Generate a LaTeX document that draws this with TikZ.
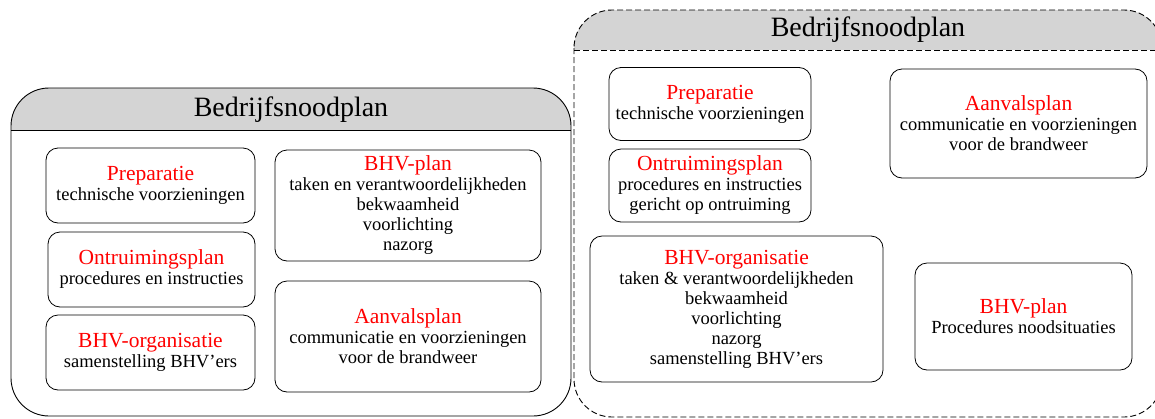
********************
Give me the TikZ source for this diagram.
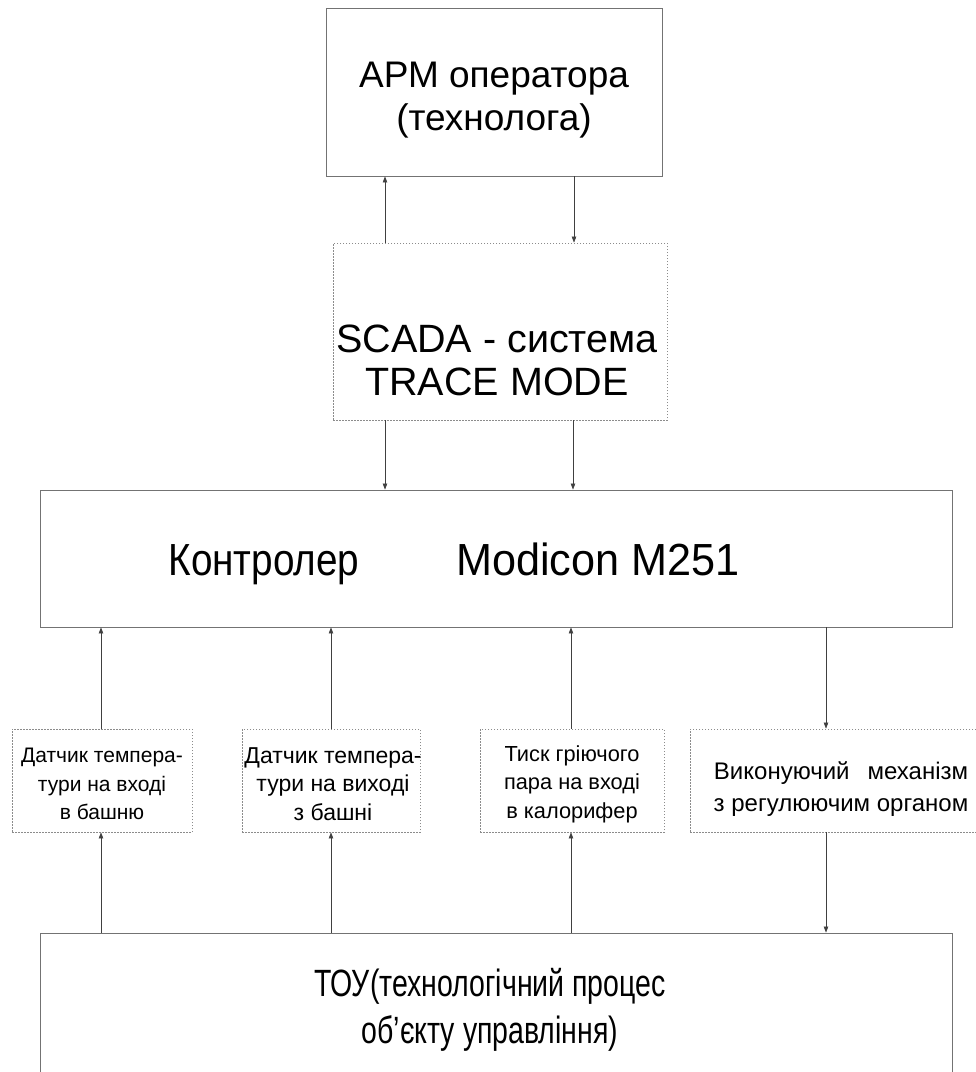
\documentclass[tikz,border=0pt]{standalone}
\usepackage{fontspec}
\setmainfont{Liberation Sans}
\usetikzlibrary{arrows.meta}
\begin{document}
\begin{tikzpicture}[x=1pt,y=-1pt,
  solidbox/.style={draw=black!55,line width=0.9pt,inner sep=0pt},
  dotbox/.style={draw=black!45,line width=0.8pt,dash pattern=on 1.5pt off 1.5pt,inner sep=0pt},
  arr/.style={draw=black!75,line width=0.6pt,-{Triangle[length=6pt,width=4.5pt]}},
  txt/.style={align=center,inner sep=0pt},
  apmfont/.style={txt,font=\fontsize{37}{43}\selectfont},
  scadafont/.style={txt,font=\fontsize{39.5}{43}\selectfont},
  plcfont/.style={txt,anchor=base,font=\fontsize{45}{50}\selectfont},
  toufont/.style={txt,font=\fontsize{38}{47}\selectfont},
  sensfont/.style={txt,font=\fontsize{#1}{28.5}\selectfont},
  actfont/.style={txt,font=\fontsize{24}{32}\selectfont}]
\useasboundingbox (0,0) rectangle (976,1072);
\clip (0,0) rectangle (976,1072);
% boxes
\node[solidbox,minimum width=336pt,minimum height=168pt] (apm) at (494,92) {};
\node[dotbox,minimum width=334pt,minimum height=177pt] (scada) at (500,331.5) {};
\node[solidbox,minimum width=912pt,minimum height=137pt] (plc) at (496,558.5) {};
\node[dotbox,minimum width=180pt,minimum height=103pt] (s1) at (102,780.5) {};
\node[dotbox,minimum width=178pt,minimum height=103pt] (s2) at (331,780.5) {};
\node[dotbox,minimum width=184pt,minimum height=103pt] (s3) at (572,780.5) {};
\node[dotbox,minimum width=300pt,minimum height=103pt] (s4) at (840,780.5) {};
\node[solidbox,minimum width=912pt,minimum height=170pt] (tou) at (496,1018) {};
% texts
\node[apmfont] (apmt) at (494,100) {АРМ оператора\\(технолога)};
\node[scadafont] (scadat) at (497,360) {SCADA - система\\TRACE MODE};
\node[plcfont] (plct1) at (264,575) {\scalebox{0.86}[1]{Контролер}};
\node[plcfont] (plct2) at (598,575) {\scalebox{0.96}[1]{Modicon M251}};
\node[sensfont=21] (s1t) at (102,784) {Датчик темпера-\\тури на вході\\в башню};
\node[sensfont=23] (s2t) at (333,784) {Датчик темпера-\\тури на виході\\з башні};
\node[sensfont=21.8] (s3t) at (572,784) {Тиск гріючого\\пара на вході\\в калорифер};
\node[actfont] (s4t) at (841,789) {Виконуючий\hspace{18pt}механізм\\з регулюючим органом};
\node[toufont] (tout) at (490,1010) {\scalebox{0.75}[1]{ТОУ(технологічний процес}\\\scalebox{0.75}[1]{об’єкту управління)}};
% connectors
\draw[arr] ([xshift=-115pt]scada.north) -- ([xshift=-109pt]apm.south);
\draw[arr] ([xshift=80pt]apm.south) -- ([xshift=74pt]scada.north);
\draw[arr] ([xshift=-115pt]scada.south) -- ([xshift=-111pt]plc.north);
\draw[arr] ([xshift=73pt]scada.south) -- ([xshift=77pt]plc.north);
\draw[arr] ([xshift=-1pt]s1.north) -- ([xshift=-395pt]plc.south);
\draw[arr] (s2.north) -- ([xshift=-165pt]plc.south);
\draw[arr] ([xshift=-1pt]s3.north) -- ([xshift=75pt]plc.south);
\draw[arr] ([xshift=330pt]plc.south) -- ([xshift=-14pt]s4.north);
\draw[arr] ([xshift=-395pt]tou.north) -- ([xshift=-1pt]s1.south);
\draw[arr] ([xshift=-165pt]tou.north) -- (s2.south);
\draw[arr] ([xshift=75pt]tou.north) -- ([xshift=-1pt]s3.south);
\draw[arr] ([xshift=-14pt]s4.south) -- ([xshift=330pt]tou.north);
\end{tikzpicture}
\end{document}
********************
• **Exercise**: Of the lines above, how many include the word "this"? Reply with the number alone.

• **Output**: 2